Soutien massif aux « cinq demandes » des manifestants

Ainsi, malgré l’aggravation de la situation politique et économique, et la radicalisation des modes opératoires des manifestants, les Hongkongais ont choisi de condamner l’immobilisme du gouvernement et la brutalité policière. Ils ont apporté un soutien massif aux « cinq demandes » des manifestants parmi lesquelles la plus urgente est la mise en place d’une commission d’enquête indépendante dans la brutalité policière et la plus importante est la demande du suffrage universel pour les élections législatives et l’élection du chef de l’exécutif.

« Les Hongkongais n’ont pas voté pour résoudre les problèmes de toilettes publiques ou de sangliers qui défoncent les poubelles. Ils ont voté pour redire haut et fort leur attachement à leurs libertés fondamentales et leur soutien collectif aux manifestants qui sont montés au front depuis six mois pour les défendre », estime le financier militant Ed Chin.

L’obtention de 117 voix de plus au comité électoral pour le chef de l’exécutif va considérablement augmenter l’influence de l’opposition dans le choix du prochain leader de Hongkong. « Sur les 1 200 voix, elle en a déjà 350. En en gagnant 117 de plus avec les conseillers de district, elle s’approche de la majorité. Cette nouvelle configuration va faire de Li Ka-shing [le plus influent milliardaire hongkongais] le décideur lors des prochaines élections. Or, Pékin s’est fâché avec lui », observe le professeur de droit Benny Tai, condamné au printemps à seize mois de prison pour son rôle dans le mouvement des parapluies en 2014, mais actuellement en liberté provisoire.

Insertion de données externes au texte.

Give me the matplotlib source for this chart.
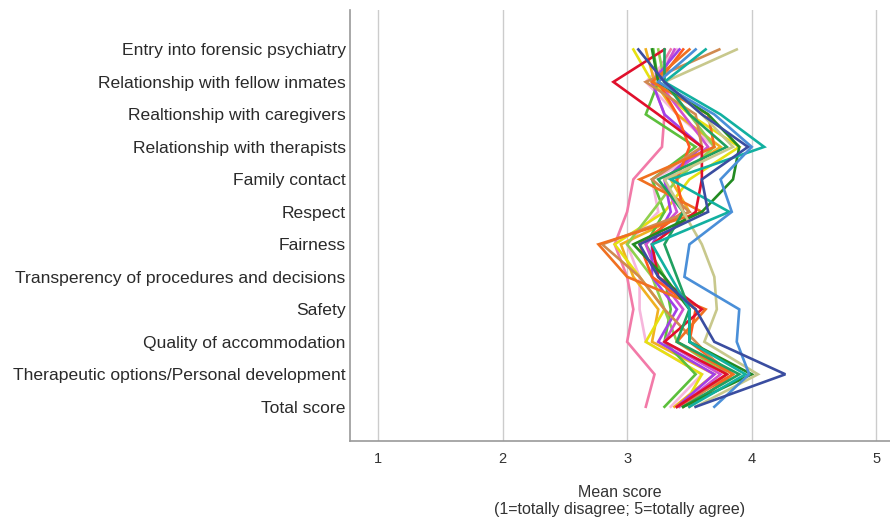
import matplotlib
matplotlib.use("Agg")
import matplotlib.pyplot as plt

categories = [
    "Entry into forensic psychiatry",
    "Relationship with fellow inmates",
    "Realtionship with caregivers",
    "Relationship with therapists",
    "Family contact",
    "Respect",
    "Fairness",
    "Transperency of procedures and decisions",
    "Safety",
    "Quality of accommodation",
    "Therapeutic options/Personal development",
    "Total score",
]

# mean scores per group, in category order
navy = [3.09, 3.30, 3.60, 3.97, 3.60, 3.65, 3.10, 3.25, 3.55, 3.70, 4.27, 3.55]
teal = [3.63, 3.30, 3.75, 4.10, 3.35, 3.82, 3.20, 3.35, 3.50, 3.50, 3.95, 3.50]
blue = [3.55, 3.25, 3.70, 4.00, 3.75, 3.84, 3.50, 3.46, 3.90, 3.88, 3.98, 3.70]
khaki = [3.88, 3.30, 3.60, 3.85, 3.30, 3.45, 3.60, 3.70, 3.72, 3.62, 4.05, 3.55]
dark_green = [3.20, 3.25, 3.65, 3.90, 3.85, 3.60, 3.05, 3.30, 3.50, 3.50, 4.00, 3.45]
red = [3.30, 2.89, 3.25, 3.60, 3.60, 3.55, 3.20, 3.25, 3.60, 3.30, 3.80, 3.40]
orange = [3.50, 3.20, 3.65, 3.70, 3.10, 3.60, 2.77, 3.00, 3.63, 3.40, 3.85, 3.50]
tan = [3.74, 3.15, 3.55, 3.60, 3.20, 3.50, 2.80, 3.10, 3.30, 3.55, 3.80, 3.45]
purple = [3.42, 3.20, 3.30, 3.60, 3.30, 3.35, 3.20, 3.20, 3.40, 3.25, 3.70, 3.40]
yellow = [3.05, 3.20, 3.50, 3.90, 3.50, 3.30, 2.90, 3.10, 3.30, 3.15, 3.60, 3.45]
green = [3.21, 3.25, 3.15, 3.55, 3.20, 3.30, 3.15, 3.30, 3.35, 3.30, 3.55, 3.30]
pink = [3.35, 3.20, 3.30, 3.28, 3.05, 3.00, 2.90, 3.00, 3.05, 3.00, 3.22, 3.15]
light_pink = [3.40, 3.15, 3.40, 3.70, 3.20, 3.25, 3.00, 3.10, 3.10, 3.15, 3.60, 3.35]
light_green = [3.25, 3.30, 3.50, 3.70, 3.40, 3.20, 3.00, 3.20, 3.30, 3.40, 3.80, 3.40]
red_orange = [3.45, 3.25, 3.40, 3.50, 3.40, 3.45, 3.10, 3.20, 3.55, 3.50, 3.85, 3.40]
sea_green = [3.30, 3.30, 3.50, 3.80, 3.25, 3.45, 3.30, 3.40, 3.50, 3.40, 3.90, 3.45]
magenta = [3.38, 3.25, 3.45, 3.65, 3.30, 3.40, 3.15, 3.25, 3.45, 3.30, 3.75, 3.42]
gold = [3.15, 3.22, 3.40, 3.75, 3.35, 3.50, 2.95, 3.05, 3.25, 3.20, 3.70, 3.38]

series = [
    (pink, "#f27aa8"), (light_pink, "#f6b6dc"), (gold, "#f0b020"),
    (yellow, "#e6e012"), (green, "#5cbf3c"), (light_green, "#8fd04e"),
    (magenta, "#d050d0"), (purple, "#a040e8"), (red_orange, "#ff5a1e"),
    (tan, "#d08a50"), (orange, "#f07020"), (red, "#e0102c"),
    (sea_green, "#20a060"), (dark_green, "#228b22"), (khaki, "#c8c88c"),
    (teal, "#12b0a0"), (blue, "#4a8fd8"), (navy, "#3a4da0"),
]

plt.rcParams["font.family"] = ["Liberation Sans", "DejaVu Sans"]

fig = plt.figure(figsize=(8.9, 5.23), dpi=100)
ax = fig.add_axes([0.393, 0.157, 0.607, 0.823])

y = list(range(len(categories)))
for values, color in series:
    ax.plot(values, y, color=color, linewidth=1.9, solid_joinstyle="miter")

ax.set_xlim(0.774, 5.11)
ax.set_ylim(len(categories) - 1 + 1.05, -1.2)
ax.set_xticks([1, 2, 3, 4, 5])
ax.set_yticks(y)
ax.set_yticklabels(categories, fontsize=12.6, color="#2a2a2a")
ax.tick_params(axis="x", labelsize=10.5, colors="#333333", length=0, pad=8)
ax.tick_params(axis="y", length=0, pad=3)
ax.xaxis.grid(True, color="#cccccc", linewidth=1)
ax.set_axisbelow(True)

for side in ["top", "right"]:
    ax.spines[side].set_visible(False)
for side in ["left", "bottom"]:
    ax.spines[side].set_color("#999999")
    ax.spines[side].set_linewidth(1.2)

ax.set_xlabel("Mean score\n(1=totally disagree; 5=totally agree)",
              fontsize=11.5, color="#333333", labelpad=14, linespacing=1.1)

fig.savefig("out.png", dpi=100)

C’est la première fois que l’opposition, qui a longtemps pris le parti de laisser le camp pro-Pékin gagner ces élections, avait réussi à proposer des prétendants pour chacun des 452 sièges en lice. Et à l’exception notoire de Joshua Wong, leader emblématique de la contestation étudiante, tous les candidats ont eu le droit de se présenter. Parmi les victoires ou défaites symboliques, le député le plus controversé du camp pro-Pékin, Junius Ho, a perdu son mandat de conseiller de district, de même que le député modéré du camp pro-Pékin, Michael Tien. La chef de file du DAB, le plus grand parti pro-Pékin au sein du Parlement, Starry Lee, a sauvé son siège de justesse.

Forte présence policière, nombre limité d’incidents

Les rumeurs selon lesquelles le gouvernement risquait d’interrompre les élections à 10 h 30 ont incité les électeurs à aller voter le plus tôt possible. Avant même l’ouverture des bureaux de vote à 7 h 30 dimanche matin, des queues s’étaient formées. Les élections se sont finalement bien déroulées, avec une forte présence policière mais un nombre limité d’incidents.

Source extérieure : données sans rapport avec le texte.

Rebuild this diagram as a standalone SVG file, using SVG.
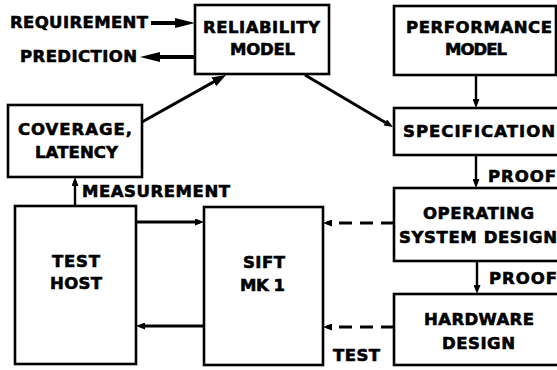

La radio publique RTHK et plusieurs médias locaux ont toutefois reporté diverses irrégularités. Notamment des électeurs qui se sont vu expliquer en arrivant au bureau de vote qu’ils avaient déjà voté. En outre, le « front uni » pro-Pékin a la réputation d’offrir des sorties et des petits cadeaux aux personnes âgées hébergées dans les hospices et d’organiser leur participation aux élections en leur indiquant pour qui voter.

Pendant que les Hongkongais se rendaient aux urnes, quelques manifestants irréductibles (les estimations de leur nombre varient d’une poignée à une vingtaine) étaient encore assiégés par la police au sein de l’Université polytechnique de Hongkong (PolyU). Selon les visiteurs du site qui ont pu en rencontrer quelques-uns, leur état de santé s’est dégradé, tout comme leur condition psychologique. Mais ils ne veulent toujours pas se rendre à la police.

Le siège de PolyU, qui a commencé il y a plus de huit jours, est l’un des plus violents épisodes du mouvement de révolte actuel. Elu conseiller de district dimanche, Jimmy Sham Tsz-kit, le délégué du Front civil des droits de l’homme (qui organise la plupart des grandes marches de Hongkong), a proposé que l’ensemble des conseillers prodémocratie réclament, ensemble, que la police laisse sortir librement tous les derniers occupants.

Parmi les très nombreux jeunes élus, le leader étudiant du mouvement des parapluies, Lester Shum, a appelé les Hongkongais à continuer le combat, estimant : « La bataille est encore loin d’être gagnée. » Les Hongkongais ont parlé, ils attendent à présent la réaction de leur gouvernement. Carrie Lam a simplement déclaré, lundi, qu’elle « écoutera humblement les opinions des citoyens et y réfléchira de manière sérieuse ».